Electric Bills and Financial Survival
Timing is everything for low-income people who rely on federal benefits to survive.
For example, retirees who receive their Social Security checks early in the month and spend the money before the bills come in are more prone to fill the gap with high-cost payday loans than people who get their checks a few weeks later, a 2018 study found. New research in a similar vein shows that timing also matters for individuals who receive food aid under the federal Supplemental Nutrition Assistance Program, or SNAP.
When the electricity bill arrives on or within a day of the monthly SNAP benefit, the lowest-income customers in this study were much less likely to have a past due bill or to have their power cut off than customers whose bills arrive well after their benefits.
The timing is crucial, because SNAP supplies between 10 percent and 25 percent of household incomes up to 35 percent above the federal poverty level. When the government loads each month’s food benefit onto the card, it frees up money for high-priority bills coming due at the same time, including utilities.
This study took place in an unidentified New England state where recipients’ SNAP debit cards are refilled on the first day of every month.
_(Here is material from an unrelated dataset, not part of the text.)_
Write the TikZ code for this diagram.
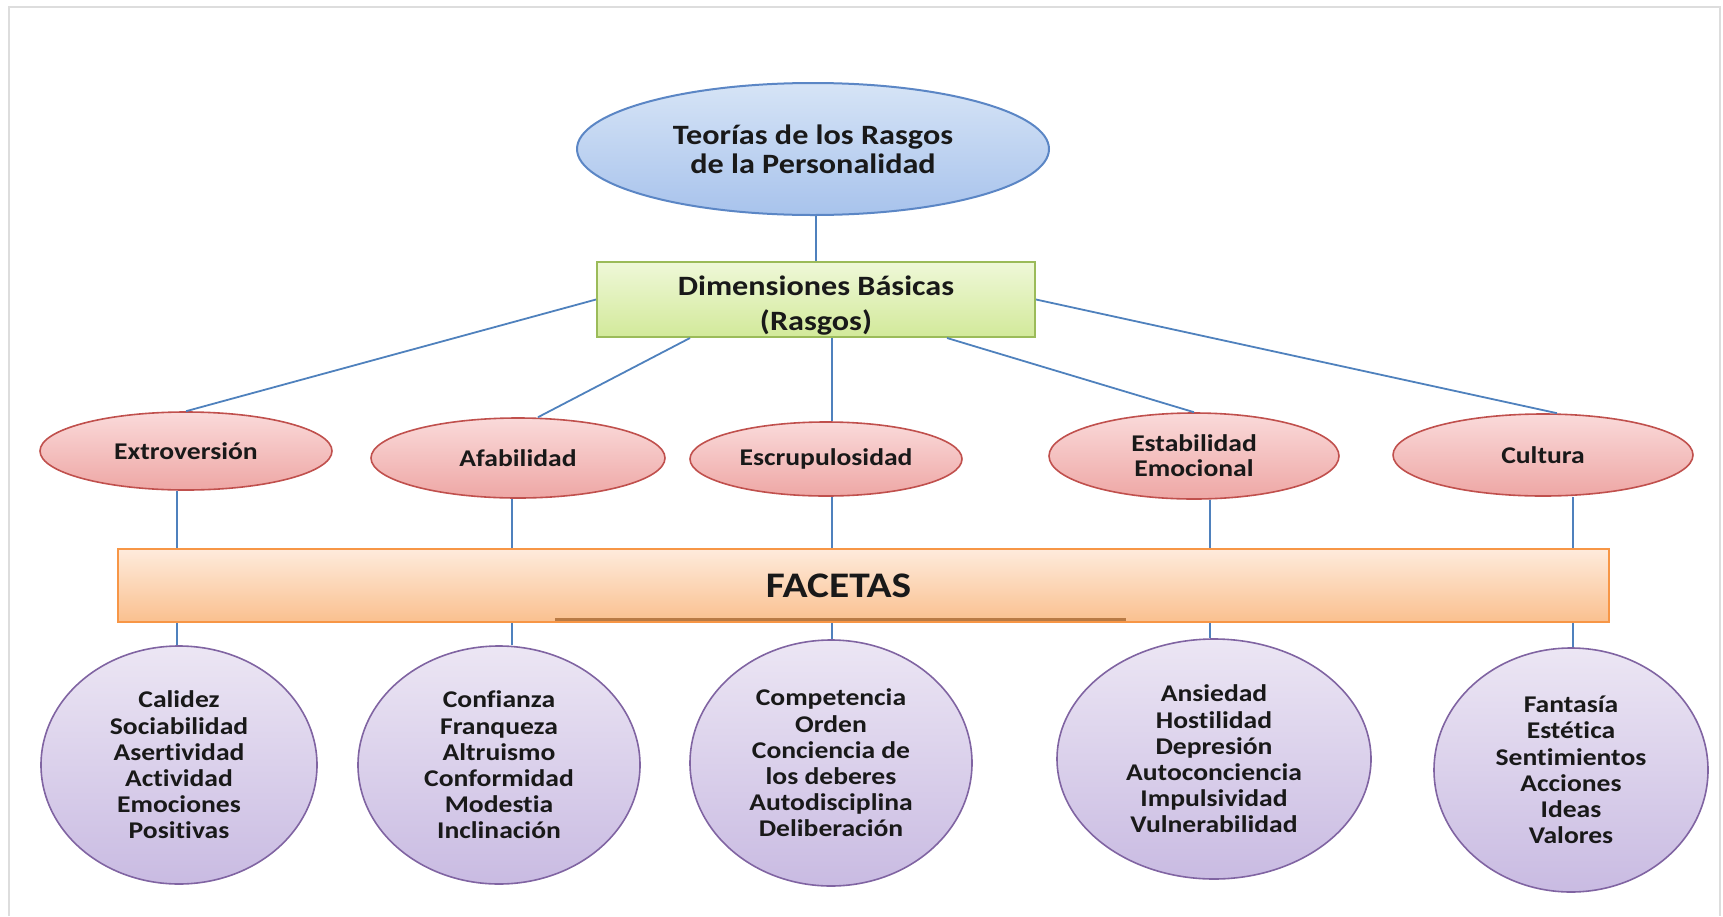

After following the SNAP recipients for a full year, the researchers also found that the unpaid balances they had accumulated after 12 months were smaller if the bills coincided with the SNAP-card deposits. The advantages of a well-timed electricity bill were greatest in the poorest neighborhoods, the researchers said.
A separate analysis was limited to the SNAP recipients in the study who were over 65. Getting the electricity bill around the first of the month helped the retirees too, but less so than younger adults, probably because the retirees’ Social Security checks replenish their bank accounts later that month. Social Security deposits arrive on the second, third or fourth Wednesday of the month, depending on the retirees’ birth date.
The researchers said utility companies might put these results to practical use: if bills were sent out to coincide with their low-income customers’ SNAP payments, the utilities could help themselves and their customers.
To read the study, authored by Lint Barrage, Ian Chin, Eric Chyn, and Justine Hastings, see “The Impact of Bill Receipt Timing Among Low-Income and Aged Households: New Evidence from Administrative Electricity Bill Data.”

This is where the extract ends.